The Ministry of Energy and Mineral Development has revealed that a policy and regulations regarding sand mining in the country   will be ready by June 2018.

Energy Ministry officials led by the State Minister for Minerals Peter Lokeris made the remarks while appearing before parliament’s Public Accounts Committee (PAC) on Friday to answer audit queries raised by the Auditor General in his Value for Money Audit on Regulation and Monitoring of the Mining Sector for the financial year ending 2015.

The Committee Chairperson Angelline Osegge, who is also the Soroti Woman MP tasked the officials to explain why it has taken them several years to have regulations on minerals used as commercialized building materials.

Lokeris’s explanation that his ministry was reviewing the Mining Act to for it to capture sand and clay as they prepare regulation attracted more questions from other MPs asking what had taken the ministry long.

The Vice Chairperson of PAC Gerald Karuhanga wondered how the ministry was overseeing and regulating a sector without having bench marks in the country.

Bukholi Central MP Solomon Silwany noted that the level of destruction that illegal sand mining has caused is beyond repair with the ministry dragging its feet on regulations.

“There is a lot of laxity on the ministry’s side and we need workable solutions from the ministry, we are talking about Lake Victoria which many Ugandans depend on and its destructed,” said Silwany.

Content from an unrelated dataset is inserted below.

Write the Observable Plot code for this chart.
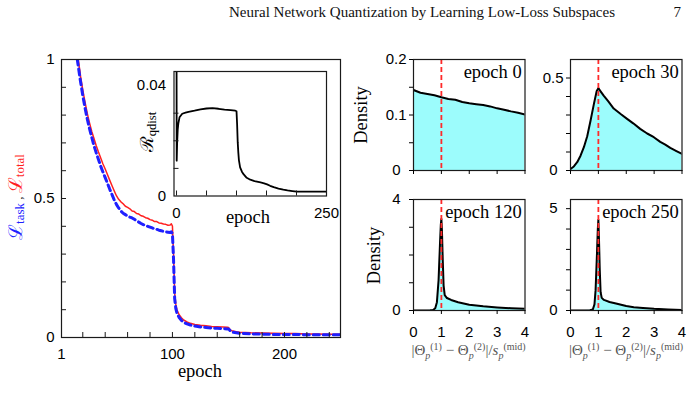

Osegge directed the ministry to avail her committee with the draft policy.

In his report, Auditor General John Muwanga established that the ministry did not regulate the mining of sand, clay, murram and stone quarrying contrary to the definition of industrial minerals as spelt out in the Mining Act and as a result could not levy royalties on these activities.

The Mining Act defines industrial minerals to include sand, barite, rock, clay, dolomite, feldspar, granite, gravel, limestone, marble, sandstone, slate and others which is commercially mined by a person for use in Uganda or industrially processed into finished or semi-finished products.

“Failure to levy royalty on these commercialized building materials was due to the ministry’s interpretation of the exclusion of building materials in the Mining Act without making an assessment as to whether they were mined by the individual for their respective domestic use or used for commercial purposes.” reads part of the audit report.

 

“Commercialized industrial building materials remained inappropriately regulated leading to loss of government revenue and siltation of the lake for sand mining. The ministry should consider regulating and levying mineral fees from commercialized building materials,” the report adds.

Sand mining has become a lucrative business especially in peri-urban areas due to the swiftly growing construction sector where it is used to make concrete. Environmentalists raised concern over the increasing sand mining in major swamps across the country, warning that excessive excavation of sand in wetlands will spark off a serious ecological disaster.

Media reports last year quoted David Kabale, the Wakiso District officer- in- charge of revenue saying that the district was losing loses Shs12bn annually in unauthorised illegal sand mining.